Dubbo Championship Wrestling review – musical doesn’t quite land the smackdown

Going home can feel like jumping into the ring: all defensive stance and fists up, ready to fight the ghosts of the past to preserve the person you have become. In Dubbo Championship Wrestling, this feeling is all too real for Rose, the unhappy heir to her father Des’s cheesy, low-budget, late-night wrestling event.

This Hayes Theatre Company musical begins in a flashback to 1985, where Des (Terry Serio) and wife Cheryl (Bishanyia Vincent) are the reigning king and queen of the ring, Cheryl proudly showing off her baby bump. We then rocket forward to 2003: baby Rose (Zoe Ioannou, in a roaring performance) is now an angry teen, having left Dubbo with her mother to live in Sydney for the last 10 years.

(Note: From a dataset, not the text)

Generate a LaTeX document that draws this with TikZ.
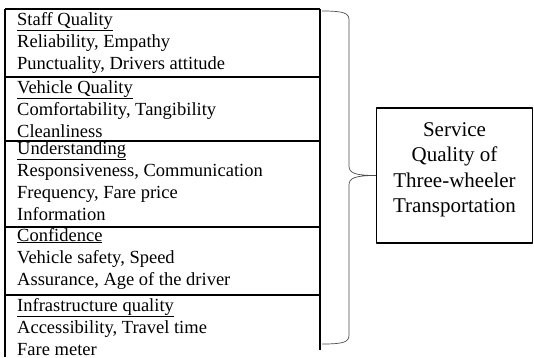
\documentclass[tikz,border=0pt]{standalone}
\usepackage{fontspec}
\setmainfont{Liberation Serif}
\begin{document}
\begin{tikzpicture}[x=1pt, y=-1pt, line join=round, line cap=butt,
	font=\fontsize{18.5}{22}\selectfont,
	rule/.style={line width=1.5pt},
	grp/.style={anchor=base west, align=left, inner sep=0pt},
	target/.style={draw, line width=1.4pt, minimum width=156pt, minimum height=135pt, align=center,
		text depth=16pt, font=\fontsize{21}{25.5}\selectfont},
	bracket/.style={draw=black!70, line width=0.7pt}]
	\useasboundingbox (0,0) rectangle (534,357);
	% table
	\draw[rule] (5,9)--(320,9);
	\draw[rule] (5,9)--(5,357);
	\draw[rule] (320,9)--(320,350);
	\foreach \y in {77,141,227,295} \draw[rule] (5,\y)--(320,\y);
	\node[grp] (staff) at (17,69) {\underline{Staff Quality}\\Reliability, Empathy\\Punctuality, Drivers attitude};
	\node[grp] (vehicle) at (17,137) {\underline{Vehicle Quality}\\Comfortability, Tangibility\\Cleanliness};
	\node[grp] (under) at (17,220) {\underline{Understanding}\\Responsiveness, Communication\\Frequency, Fare price\\Information};
	\node[grp] (conf) at (17,285) {\underline{Confidence}\\Vehicle safety, Speed\\Assurance, Age of the driver};
	\node[grp] (infra) at (17,355) {\underline{Infrastructure quality}\\Accessibility, Travel time\\Fare meter};
	% result
	\node[target] (sq) at (454.5,175.5) {Service\\Quality of\\Three-wheeler\\Transportation};
	\coordinate (tip) at (sq.west);
	\coordinate (btop) at (322,11);
	\coordinate (bbot) at (322,344);
	\draw[bracket] (btop) .. controls (344,11) and (349,13) .. (349,20) -- (349,166)
		.. controls (349,173) and (355,175.5) .. (tip)
		.. controls (355,175.5) and (349,178) .. (349,185) -- (349,335)
		.. controls (349,342) and (344,344) .. (bbot);
\end{tikzpicture}
\end{document}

Rose looks down on her home town but after having suplexed her PE teacher in a fit of pique, she’s back in Dubbo with her mum for her probation. While they’re there, Cheryl wants to take down DCW, Des, and the town that stole the “best years of [her] life” – that is, if Dubbo’s bucolic charm and her father’s world of sequins and knee pads doesn’t win Rose over first.

Don’t expect these motivations to be so easily spelled out onstage, however. The book of this musical, by first-time writer Daniel Cullen, has a tendency to hurry over establishing motivations and character arcs in favour of choreographed wrestling setpieces (lovingly written and handled) and an extensive catalogue of bogan-poking jokes (some are fantastic).

It’s a shame that the balance is off, because it affects the overall tone: jokes land a little meaner than they should, and the second act, which needs to chart some real changes of heart, doesn’t quite land.

Cullen, who also wrote the music with his brother James, could have lifted a trick from wrestling: focusing tightly on the face (hero) and heel (villain) of the story. The face here is Rose: it’s her personal growth and eventual save-the-town triumph we’re rooting for. But we learn about her past so late in the show that, for much of it, she and we are floundering without a foundation.

And then there’s the heel: Cheryl. It’s near impossible to take your eyes off Vincent as she reveals her manipulative depths and stop-at-nothing attitude to destroy the local wrestling scene, ominous evil laughter and all. But because we learn so late in the show, again, what happened when she left Dubbo, we don’t know whether to root for Cheryl or just delight in her campy villainy.

The real emotional centre of Dubbo Championship Wrestling is the family patriarch, Des. We hear a lot about his wrestling dreams, and we watch him try to keep them alive. He’s a fully rounded character who is awarded both jokes and critical dignity. But all this development for Des – and not his daughter and ex-wife – throws off the whole show, which turns on Rose and Cheryl’s actions.

Still, some moments soar. The show’s director, Sheridan Harbridge (one of the sharpest comic minds in Australian musical theatre) puts the laughs first in a show that needs its audience to cackle to keep it afloat. The action all takes place inside Ella Butler’s wrestling-ring set, which adds a fresh dynamism.

And of course a show about wrestling needs some smackdowns. The show’s choreographer, Ellen Simpson, and its fight director, Tim Dashwood, have created broad, bold shapes that are, in key moments, genuinely surprising. Even the most hard-hearted will find it difficult not to clap when Rose and Dubbo local Ron (Luke Leong-Tay, lovely as a romantic lead) fall for each other in the ring.

While Ron’s wrestling story is the most interesting – he’s tired of being cast in the outdated wrestling world role of “villainous foreigner” – it’s Aaron Tsindos as Ken, a peacocking American who believes wrestling is all real, who all but walks away with the show with his oversized ego and lovable stupidity. Mickie (Genevieve Lemon) and Trish (Noni McCallum) are fantastic comic relief as the “tradie ladies” wrestling duo.

Then there’s the music. The Cullens have written a tribute to Oz Rock, largely 80s-inflected pub sounds filtered through musical theatre melodies, which sounds full and assured played by the show’s small band under the direction and supervision of Glenn Moorhouse and Joe Accaria, who co-arranged the numbers.

Dubbo Championship Wrestling would benefit from thoughtful revisions and character-focused dramaturgy if it is to have a longer and better life. But its strongest numbers make it a show with exciting potential.